В.Б.: Извините, перебью на секунду. А вот та работа, которую Вы Виталию Лазаревичу подарили, у Вас нет оттиска?

В.М.: Я Вам дам.

В.Б.: Мне необходимо, чтобы важные работы ФИАНа были у меня.

В.М.: Я Вам дам эту работу.

В.Б.: И потом ее можно будет использовать как иллюстрацию к Вашему тексту.

В.М.: Я опять вернусь к истории, как Ландау открыл эту матрицу плотности. Она на скрижалях — первым номером. Если Вы книжку Горобца (Б.С. Горбец. «Круг Ландау», 2007г. — В.Б.) смотрели, то там это всё написано.
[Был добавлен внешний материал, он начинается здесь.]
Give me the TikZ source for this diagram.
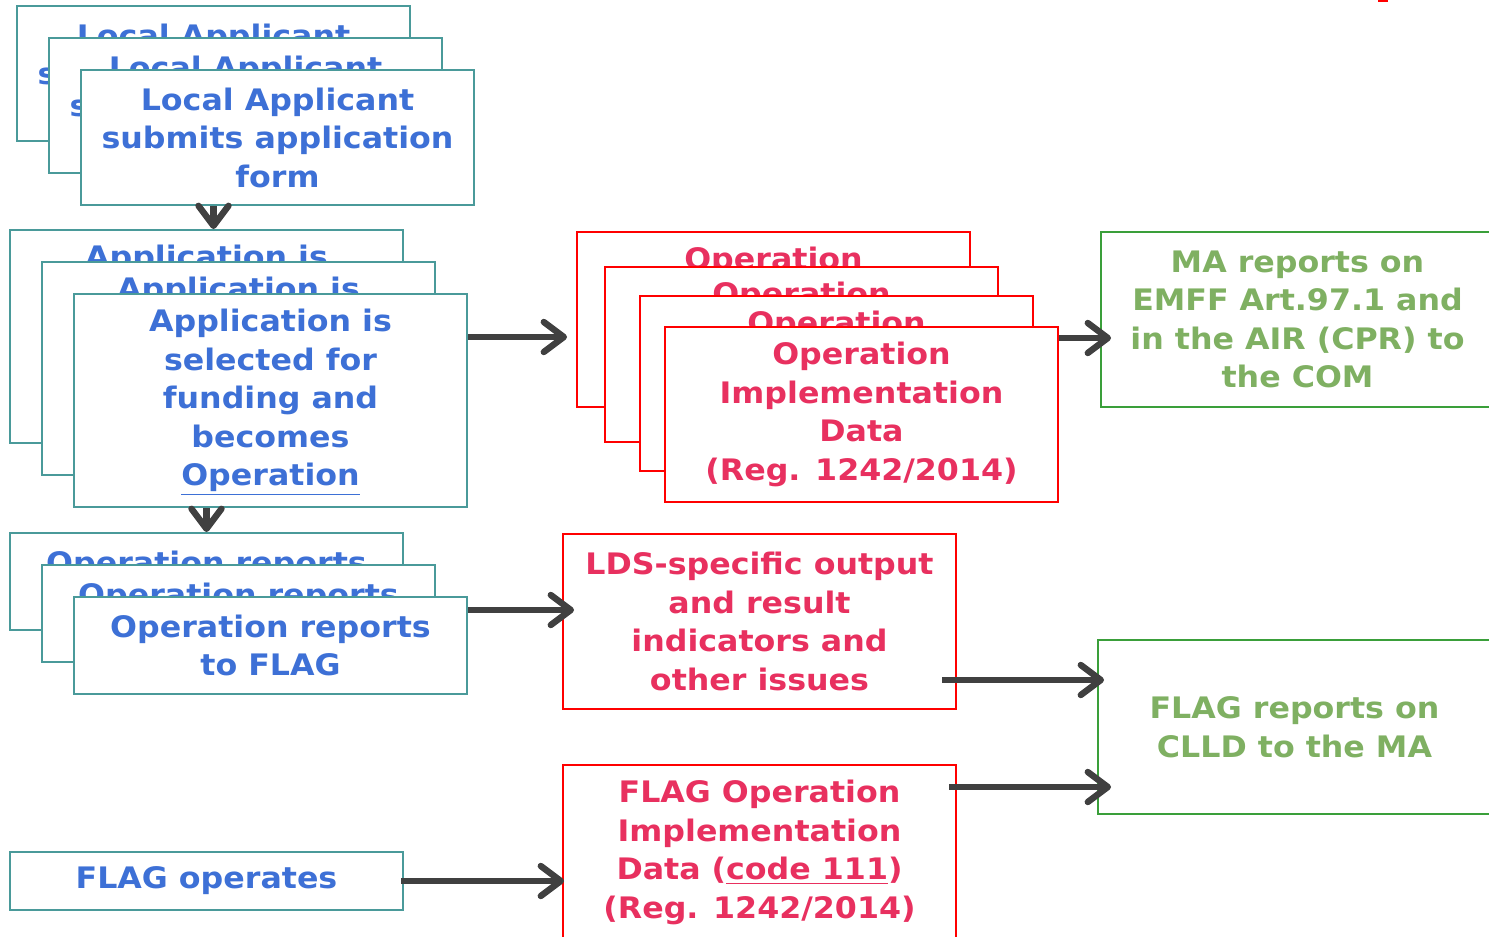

В общем, посмотрите.

Ну, вот. Ландау эту матрицу плотности опубликовал в немецком журнале. И мне Виктор Васильевич Додонов пишет из Бразилии: «Я сравнивал. У меня даже ощущение, что фон Нейман знал уже работу Ландау, когда написал всё это. Или был рецензентом…». Нет, фон Нейман всё сделал сам, но, тем не менее, когда вы изобрели и знаете, что была работа, Вам всё-таки легче. У Ландау, конечно, первоначально идея была ещё не оформленная. Вообще-то, она была оформлена хорошо, но только в одном чётком частном случае, хотя для идеи этого достаточно. А фон Нейман уже сделал широко, глубоко, так сказать, всё. Но, тем не менее, у фон Неймана статья была опубликована на три, четыре, или пять месяцев позже, чем у Ландау. А Виктор Васильевич Додонов опять говорит: «Почему ссылаются, в основном, на фон Неймана»? Западные учёные — восемьдесят процентов знают фон Неймана, но не знают Ландау. «Почему?» Есть два других великих физика — Вигнер и Вайскопф. Я это Вам говорю, как человеку, который пишет. И я тоже пишу. Кто-нибудь Вас редактирует? Ошибки кто исправляет?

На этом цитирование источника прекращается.